A quei tempi, grazie al programma di Disney Channel, Quasi Gol, condotto da Marco Cattaneo e Teresa, ero stato protagonista della rubrica Il Sogno e avevo avuto la possibilità di andare a Milanello e conoscere Carlo Ancelotti, che mi regalò la maglia di Paolo Maldini. In quel periodo, però, giocavo in attacco, mentre ora sono un centrocampista di qualità, e il mio idolo era Andriy Shevchenko, ma, allo stesso tempo, stimavo molto anche Andrea Pirlo. Per quanto riguarda il Milan attuale, mi rivedo un po’, nel mio piccolo, in Montolivo: so fare gioco ma, all’occorrenza, so tirare fuori gli attributi“.

Una volta fallito il provino per giocare nel Milan, avresti pensato che la tua carriera calcistica potesse riprendere il volo?
Fallito il provino per diventare rossonero, c’ero rimasto male, ma non mi ero dato per vinto: ero ancora giovane e avrei potuto comunque emergere. E’ stata un’altra la situazione in cui ho temuto di dovere dire addio alla possibilità di diventare un calciatore. Dopo avere giocato con la Berretti, con la maglia della Vallenzana, avevo tentato un provino al Genoa, ma, prima di andare in scena, mi sono infortunato. Lì ho avuto paura di dovere smettere: ho pensato di dedicarmi soltanto allo studio. Ora che sono negli Stati Uniti, però, è cambiato tutto“.

Credi nella possibilità di arrivare, nei prossimi anni, in una tra le massime serie statunitensi?
Non ho ancora le idee chiare sul mio futuro, ma, se riuscissi ad avere qualche offerta, non mi tirerei di certo indietro.
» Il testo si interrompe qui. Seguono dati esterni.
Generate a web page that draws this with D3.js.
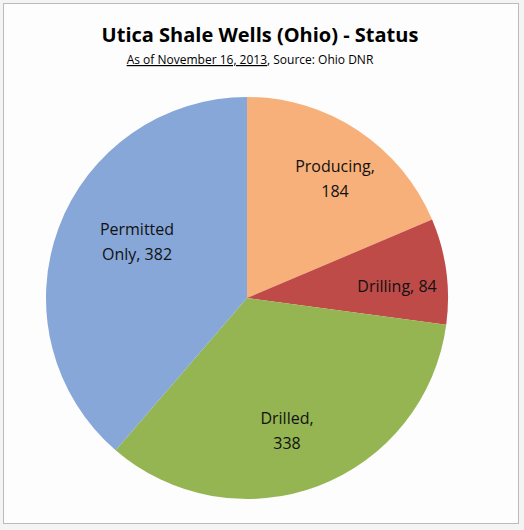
<!DOCTYPE html><html><head><meta charset="utf-8">
<script src="https://cdn.jsdelivr.net/npm/d3@7"></script>
<style>body{margin:0;background:#fff}</style></head><body>
<svg id="c" width="524" height="530"></svg>
<script>
const categories=["Producing","Drilling","Drilled","Permitted Only"];
const values=[184,84,338,382];
const colors=["#F7B07A","#BE4B48","#94B552","#86A7D8"];
const labelLines=[["Producing,","184"],["Drilling, 84"],["Drilled,","338"],["Permitted","Only, 382"]];
const svg=d3.select("#c");
svg.append("rect").attr("x",0).attr("y",0).attr("width",524).attr("height",530).attr("fill","#f4f4f4");
svg.append("rect").attr("x",3.5).attr("y",3.5).attr("width",515).attr("height",520).attr("fill","#fdfdfd").attr("stroke","#bbb");
svg.append("text").attr("x",260).attr("y",42).attr("text-anchor","middle").attr("font-family","Open Sans, sans-serif").attr("font-weight","bold").attr("font-size",20).text("Utica Shale Wells (Ohio) - Status");
const sub=svg.append("text").attr("x",250).attr("y",64).attr("text-anchor","middle").attr("font-family","Open Sans, sans-serif").attr("font-size",12);
sub.append("tspan").attr("text-decoration","underline").text("As of November 16, 2013");
sub.append("tspan").text(",  Source: Ohio DNR");
const cx=247,cy=298,r=201;
const pie=d3.pie().sort(null).value(d=>d)(values);
const arc=d3.arc().innerRadius(0).outerRadius(r);
const g=svg.append("g").attr("transform",`translate(${cx},${cy})`);
g.selectAll("path").data(pie).join("path").attr("d",arc).attr("fill",(d,i)=>colors[i]);
const lpos=[[88,-120],[150,-12],[40,132],[-110,-57]];
pie.forEach((d,i)=>{
  const t=g.append("text").attr("text-anchor","middle").attr("font-family","Open Sans, sans-serif").attr("font-size",16).attr("fill","#111");
  const L=labelLines[i];
  L.forEach((s,j)=>t.append("tspan").attr("x",lpos[i][0]).attr("y",lpos[i][1]+(j-(L.length-1)/2)*25+6).text(s));
});
</script></body></html>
Alcuni miei compagni di squadra sono già stati richiesti. Tim Parker, ad esempio, è approdato nella MLS, in massima serie, e ora gioca a Vancouver. Un altro mio compagno di squadra, il brasiliano Marco Bordon, da febbraio, andrà a Tokyo, in prova in una squadra della massima serie giapponese. Inoltre, tra i miei compagni, figurano ex Primavera del Lione, ex Under-21 della nazionale di Haiti, Nuova Zelanda e Trinidad e Tobago. In una partita mi è capitato di marcare un giocatore proveniente dal vivaio del Borussia Dortmund. A differenza di quanto si pensi, infatti, il livello del calcio statunitense è alto. Ci si allena in maniera regolare e con massima serietà, anche di prima mattina, dalle sette alle nove, con tanto di personal coach, e, al calcio, viene conferita grande importanza“.

Quando militavi nel Cimiano, d’estate, nel corso di una partitella tra amici, siccome i tuoi compagni di squadra non davano il massimo, ti arrabbiasti, prendesti palla, li superasti a uno a uno e ti segnasti un autogol, per poi esultare. Ecco, adesso che sono trascorsi undici anni da quell’episodio, quanto è rimasto di quell’Andrea Previati? Potrò essere più preciso nei prossimi mesi. Ora mi sto riprendendo da due infortuni, uno al crociato e uno al menisco del ginocchio sinistro, ma, quando sarò al cento per cento, saprò dire con esattezza quanto sia rimasto dell’Andrea Previati che, da ragazzino, spazientito, a volte, dribblava i compagni e si faceva autorete“.